Buenos Aires — Argentina truck owners extended a grains transport strike on Tuesday, bringing grains haulage traffic to a virtual halt at the peak of the harvest season in one of the world’s top exporters of processed soy and maize.

The protest, over a demand for higher freight rates as inflation spirals as well as diesel shortages, started on Monday, leaving important roadways for carrying grains for producers to the ports without the normal jam of trucks which occurs every year from around April.

The indefinite strike has not yet hit exports because the ports have large stored reserves of grains, but a prolongation of the protest could start to affect shipments. About 85% of Argentina’s grain is transported around the country by truck.

“We will come out of the strike with a new rate schedule. Otherwise we won’t come out of the strike at all,” Pablo Agolanti, vice-president of the Federation of Argentine Carriers (FETRA), said. 

The country’s transport ministry in a statement called for a meeting on Wednesday to continue the  dialogue  with the truckers.

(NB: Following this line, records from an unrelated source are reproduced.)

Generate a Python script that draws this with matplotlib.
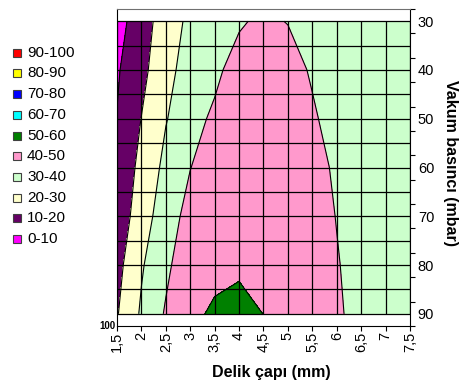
import matplotlib
matplotlib.use("Agg")
import matplotlib.pyplot as plt
from matplotlib.patches import Rectangle
import numpy as np

plt.rcParams['font.family'] = ['Liberation Sans', 'DejaVu Sans']

# Hole diameter (mm) and vacuum pressure (mbar) grid
diameters = [1.5, 2.0, 2.5, 3.0, 3.5, 4.0, 4.5, 5.0, 5.5, 6.0, 6.5, 7.0, 7.5]
pressures = [30, 40, 50, 60, 70, 80, 90]

# Measured response for each pressure row (one value per diameter)
row_30 = [6.0, 15.75, 24.6, 32.3, 35.0, 38.5, 42.5, 39.5, 37.0, 35.0, 34.0, 33.5, 33.0]
row_40 = [9.0, 17.0, 27.7, 33.2, 37.4, 45.0, 49.0, 46.0, 38.3, 36.0, 35.0, 34.0, 33.5]
row_50 = [10.3, 20.2, 29.5, 36.0, 42.0, 47.0, 49.0, 48.0, 42.0, 34.0, 33.0, 32.5, 32.0]
row_60 = [13.0, 22.5, 32.6, 39.8, 45.0, 48.0, 49.5, 49.0, 46.0, 37.4, 33.0, 32.0, 31.5]
row_70 = [13.5, 25.5, 35.2, 43.4, 47.0, 49.0, 49.5, 49.5, 47.0, 39.5, 33.0, 32.0, 31.0]
row_80 = [16.9, 29.0, 38.0, 46.5, 46.0, 48.5, 48.5, 47.5, 46.0, 41.0, 34.0, 32.0, 31.0]
row_90 = [19.3, 31.3, 41.0, 46.7, 52.2, 53.0, 49.9, 47.0, 45.0, 42.0, 35.3, 33.0, 32.0]

band_labels = ['0-10', '10-20', '20-30', '30-40', '40-50',
               '50-60', '60-70', '70-80', '80-90', '90-100']
band_levels = [0, 10, 20, 30, 40, 50, 60, 70, 80, 90, 100]
band_colors = ['#FF00FF', '#660066', '#FFFFCC', '#CCFFCC', '#FF99CC',
               '#008000', '#00FFFF', '#0000FF', '#FFFF00', '#FF0000']

x_tick_labels = ['1,5', '2', '2,5', '3', '3,5', '4', '4,5', '5', '5,5',
                 '6', '6,5', '7', '7,5']
y_tick_values = [30, 40, 50, 60, 70, 80, 90]

Z = np.array([row_30, row_40, row_50, row_60, row_70, row_80, row_90])
X, Y = np.meshgrid(diameters, pressures)

W, H = 460, 387
fig = plt.figure(figsize=(W / 100, H / 100), dpi=100)
ax = fig.add_axes([117 / W, 1 - 326 / H, 293 / W, 317 / H])

ax.contourf(X, Y, Z, levels=band_levels, colors=band_colors)
ax.contour(X, Y, Z, levels=band_levels[1:-1], colors='black', linewidths=0.8)

# cell grid over the surface
grid_p = np.arange(30, 91, 5)
ax.vlines(diameters, pressures[0], pressures[-1], colors='black', linewidth=0.9)
ax.hlines(grid_p, diameters[0], diameters[-1], colors='black', linewidth=0.9)

ax.set_xlim(diameters[0], diameters[-1])
ax.set_ylim(92.5, 27.5)

# x axis
ax.set_xticks(diameters)
ax.set_xticklabels(x_tick_labels, rotation=90, fontsize=10.5)
ax.tick_params(axis='x', direction='out', length=3.6, width=0.8, pad=0.8)

# y axis on the right; labels sit between the tick marks
ax.yaxis.tick_right()
ax.set_yticks(y_tick_values)
ax.set_yticklabels([str(v) for v in y_tick_values], fontsize=10.5)
ax.set_yticks(np.arange(27.5, 93, 5), minor=True)
ax.tick_params(axis='y', which='major', length=0, pad=5.6)
ax.tick_params(axis='y', which='minor', length=3.6, width=0.8, direction='out')

for side in ['left', 'right', 'bottom']:
    ax.spines[side].set_color('black')
    ax.spines[side].set_linewidth(0.8)
ax.spines['top'].set_color('#707070')
ax.spines['top'].set_linewidth(0.8)

fig.text(271 / W, 1 - 373 / H, 'Delik çapı (mm)', ha='center', va='center',
         fontsize=11.5, fontweight='bold')
fig.text(451 / W, 1 - 162.5 / H, 'Vakum basıncı (mbar)', ha='center', va='center',
         rotation=-90, fontsize=11.5, fontweight='bold')
fig.text(116 / W, 1 - 326 / H, '100', ha='right', va='center',
         fontsize=7, fontweight='bold')

# legend, highest band on top
for i, (lab, col) in enumerate(zip(band_labels[::-1], band_colors[::-1])):
    yc = 52.7 + 20.7 * i
    fig.add_artist(Rectangle((13 / W, 1 - (yc + 4) / H), 8 / W, 8 / H,
                             transform=fig.transFigure, facecolor=col,
                             edgecolor='#404040', linewidth=0.8))
    fig.text(27 / W, 1 - yc / H, lab, ha='left', va='center', fontsize=11)

fig.savefig('out.png', dpi=100)
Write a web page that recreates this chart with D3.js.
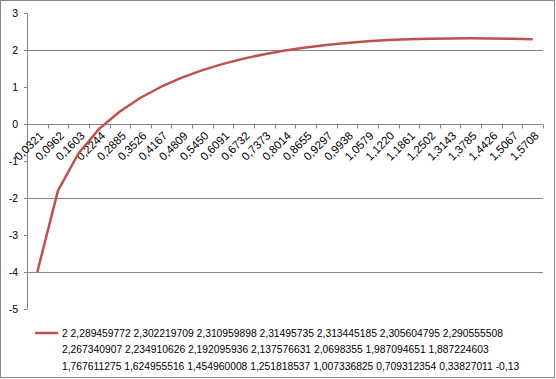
<!DOCTYPE html>
<html><head><meta charset="utf-8">
<script src="https://cdn.jsdelivr.net/npm/d3@7"></script>
<style>body{margin:0;background:#fff}svg{display:block}</style>
</head><body>
<svg id="c" width="556" height="379"></svg>
<script>
const categories = ["0,0321","0,0962","0,1603","0,2244","0,2885","0,3526","0,4167","0,4809","0,5450","0,6091","0,6732","0,7373","0,8014","0,8655","0,9297","0,9938","1,0579","1,1220","1,1861","1,2502","1,3143","1,3785","1,4426","1,5067","1,5708"];
const values = [-4.0,-1.80,-0.79,-0.13,0.33827011,0.709312354,1.007336825,1.251818537,1.454960008,1.624955516,1.767611275,1.887224603,1.987094651,2.0698355,2.137576631,2.192095936,2.234910626,2.267340907,2.290555508,2.305604795,2.313445185,2.31495735,2.310959898,2.302219709,2.289459772];
const yTicks = [3,2,1,0,-1,-2,-3,-4,-5];
const yTickLabels = ["3","2","1","0","-1","-2","-3","-4","-5"];
const gridValues = [2,-2,-4];
const legendLines = [
  "2 2,289459772 2,302219709 2,310959898 2,31495735 2,313445185 2,305604795 2,290555508",
  "2,267340907 2,234910626 2,192095936 2,137576631 2,0698355 1,987094651 1,887224603",
  "1,767611275 1,624955516 1,454960008 1,251818537 1,007336825 0,709312354 0,33827011 -0,13"
];

const svg = d3.select("#c");
const axisColor = "#868686";
const lineColor = "#C0504D";
const font = "'Liberation Sans', Arial, sans-serif";

// chart border
svg.append("rect").attr("x",0.5).attr("y",0.5).attr("width",554).attr("height",377)
  .attr("fill","#fff").attr("stroke",axisColor).attr("stroke-width",1);

const x = d3.scaleBand().domain(categories).range([27,543]).padding(0);
const y = d3.scaleLinear().domain([-5,3]).range([309,13]);
const cx = c => x(c) + x.bandwidth()/2;

// gridlines
svg.append("g").selectAll("line").data(gridValues).join("line")
  .attr("x1",27).attr("x2",543)
  .attr("y1",d=>Math.round(y(d))+0.5).attr("y2",d=>Math.round(y(d))+0.5)
  .attr("stroke",axisColor).attr("stroke-width",1);

// y axis
const yAxisG = svg.append("g");
yAxisG.append("line").attr("x1",27.5).attr("x2",27.5).attr("y1",y(3)).attr("y2",y(-5))
  .attr("stroke",axisColor);
yAxisG.selectAll("line.t").data(yTicks).join("line").attr("class","t")
  .attr("x1",24).attr("x2",27.5)
  .attr("y1",d=>Math.round(y(d))+0.5).attr("y2",d=>Math.round(y(d))+0.5)
  .attr("stroke",axisColor);
yAxisG.selectAll("text").data(yTicks).join("text")
  .attr("x",18).attr("y",d=>y(d)).attr("dy","0.35em")
  .attr("text-anchor","end").attr("font-family",font).attr("font-size","10.5px").attr("fill","#000")
  .text((d,i)=>yTickLabels[i]);

// x axis at 0
const y0 = Math.round(y(0))+0.5;
const xAxisG = svg.append("g");
xAxisG.append("line").attr("x1",27).attr("x2",543).attr("y1",y0).attr("y2",y0).attr("stroke",axisColor);
const bounds = categories.map(c=>x(c)).concat([x.range()[1]]);
xAxisG.selectAll("line.t").data(bounds).join("line").attr("class","t")
  .attr("x1",d=>Math.round(d)+0.5).attr("x2",d=>Math.round(d)+0.5)
  .attr("y1",y0).attr("y2",y0+4).attr("stroke",axisColor);
xAxisG.selectAll("text").data(categories).join("text")
  .attr("transform",d=>`translate(${cx(d)+4},${y0+9}) rotate(-45)`)
  .attr("dy","0.35em").attr("text-anchor","end")
  .attr("font-family",font).attr("font-size","11.5px").attr("fill","#000")
  .text(d=>d);

// series line
const line = d3.line().x((d,i)=>cx(categories[i])).y(d=>y(d));
svg.append("path").datum(values).attr("d",line).attr("fill","none")
  .attr("stroke",lineColor).attr("stroke-width",2.5).attr("stroke-linejoin","round");

// legend
svg.append("line").attr("x1",35).attr("x2",58).attr("y1",333).attr("y2",333)
  .attr("stroke",lineColor).attr("stroke-width",2.5);
svg.append("g").selectAll("text").data(legendLines).join("text")
  .attr("x",62).attr("y",(d,i)=>333 + i*16.5).attr("dy","0.35em")
  .attr("font-family",font).attr("font-size","10.3px").attr("fill","#000")
  .text(d=>d);
</script>
</body></html>
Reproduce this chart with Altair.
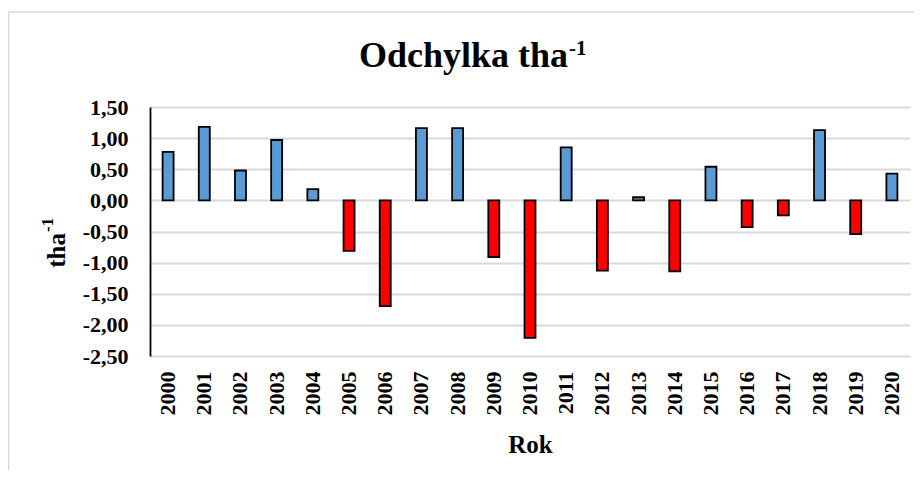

Regarding the impact of the protest, local agricultural logistics company AgroEntregas said that “there is no truck movement” towards the port terminals. Its data showed just 57 grains trucks entering ports, down from more than 6,000 on April 9.

A grains port sector source, who asked not to be named, said  ships were loading normally due to the reserves, but that “within a few days commitments could be affected” if things did not change.

FETRA is demanding an increase in grain rates that were agreed with the government and agricultural associations at the beginning of February, due to a spike in fuel prices. It also wants assured supply of fuel amid worries over diesel supply.

Argentina is suffering from inflation running annually above 50%, which has been sharpened further by the war in Ukraine causing global supply bottlenecks. Ukraine’s maize and wheat exports are expected to drop as Russias war continues.

The country’s farmers are harvesting soybeans and maize for the 2021/22 cycle, with production of the two grains estimated by the Buenos Aires grains exchange at 42-million tonnes and 49-million tonnes, respectively.